When Lift-and-Shift Is the Better Answer
Not every migration needs the strangler fig. The complexity is justified when the legacy system has real architectural problems worth fixing: tight coupling, scaling limits, patterns blocking business progress. If the system is well-designed and just needs cloud hosting, moving to cloud infrastructure and improving architecture incrementally is more pragmatic.

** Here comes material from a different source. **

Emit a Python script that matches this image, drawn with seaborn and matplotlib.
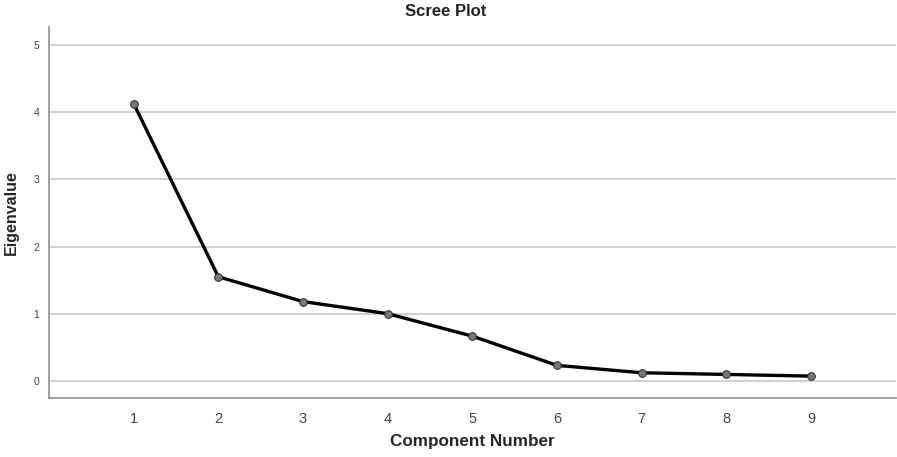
import numpy as np
import pandas as pd
import matplotlib
matplotlib.use("Agg")
import matplotlib.pyplot as plt
import seaborn as sns

components = [1, 2, 3, 4, 5, 6, 7, 8, 9]
eigenvalues = [4.13, 1.55, 1.18, 1.00, 0.665, 0.23, 0.12, 0.095, 0.07]
y_ticks = [0, 1, 2, 3, 4, 5]

df = pd.DataFrame({"Component Number": components, "Eigenvalue": eigenvalues})

sns.set_style("white")
plt.rcParams["font.family"] = ["Liberation Sans", "DejaVu Sans"]

fig = plt.figure(figsize=(8.97, 4.57), dpi=100)
ax = fig.add_axes([0.0546, 0.1285, 0.944, 0.8125])

ax.set_axisbelow(True)
for t in y_ticks:
    ax.axhline(t, color="#c8c8c8", linewidth=1.2, zorder=0)

sns.lineplot(
    data=df,
    x="Component Number",
    y="Eigenvalue",
    ax=ax,
    color="black",
    linewidth=2.4,
    marker="o",
    markersize=5.5,
    markerfacecolor="#777777",
    markeredgecolor="#333333",
    markeredgewidth=0.8,
    zorder=3,
)

ax.set_xlim(0, 10)
ax.set_ylim(-0.26, 5.27)
ax.set_xticks(components)
ax.set_yticks(y_ticks)
ax.tick_params(axis="x", length=0, labelsize=10.5, labelcolor="#444444", pad=10)
ax.tick_params(axis="y", length=0, labelsize=7.5, labelcolor="#444444", pad=7)

for s in ["top", "right"]:
    ax.spines[s].set_visible(False)
for s in ["left", "bottom"]:
    ax.spines[s].set_color("#999999")
    ax.spines[s].set_linewidth(1.3)

ax.set_xlabel("Component Number", fontsize=12.3, fontweight="bold")
ax.xaxis.set_label_coords(0.5, -0.095)
ax.set_ylabel("Eigenvalue", fontsize=11.5, fontweight="bold")
ax.yaxis.set_label_coords(-0.036, 0.5)
fig.text(446 / 897, 1 - 11 / 457, "Scree Plot", fontsize=12, fontweight="bold",
         ha="center", va="center", color="#222222")

fig.savefig("out.png", dpi=100)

| Factor | Strangler Fig | Lift-and-Shift |
|---|---|---|
| Codebase | Large monolith with architectural debt | Well-structured, needs cloud hosting |
| Goal | Modernize architecture + migrate | Migrate infrastructure only |
| Timeline | Months to years (incremental) | Weeks to months |
| Risk per step | Low (each step reversible) | Moderate (bigger blast radius per move) |
| When it wins | Architecture is the bottleneck | Infrastructure is the bottleneck |
What the Industry Gets Wrong About Strangler Fig Migration
“Start with the easiest domain to extract.” Start with the highest-value domain. Easy extractions prove the pattern but don’t prove the value. Extracting the user profile service is technically simple and delivers zero business impact. Extracting the ordering domain is harder and immediately enables independent deployment for revenue-critical features.
“Rewrite the database layer while extracting services.” Separate the concerns. Extract the service first with a shared database and an anti-corruption layer for data access. Decouple the database second. Attempting both at the same time doubles the risk and the timeline. One migration per dimension.
Same monolith. Same team. Traffic shifts one capability at a time through the facade. Shadow mode catches the timezone bug and the rounding mismatch before any customer sees them. The ordering service goes live after two weeks of shadow validation. Rollback is a gateway config change. No cutover window. No coin flip. If the new system is architecturally similar (same monolith on different hosting), just lift and shift. If you’re modernizing, the strangler fig payoff scales with how much architecture you’re actually fixing. A legacy modernization assessment tells you which one you’re doing before you commit.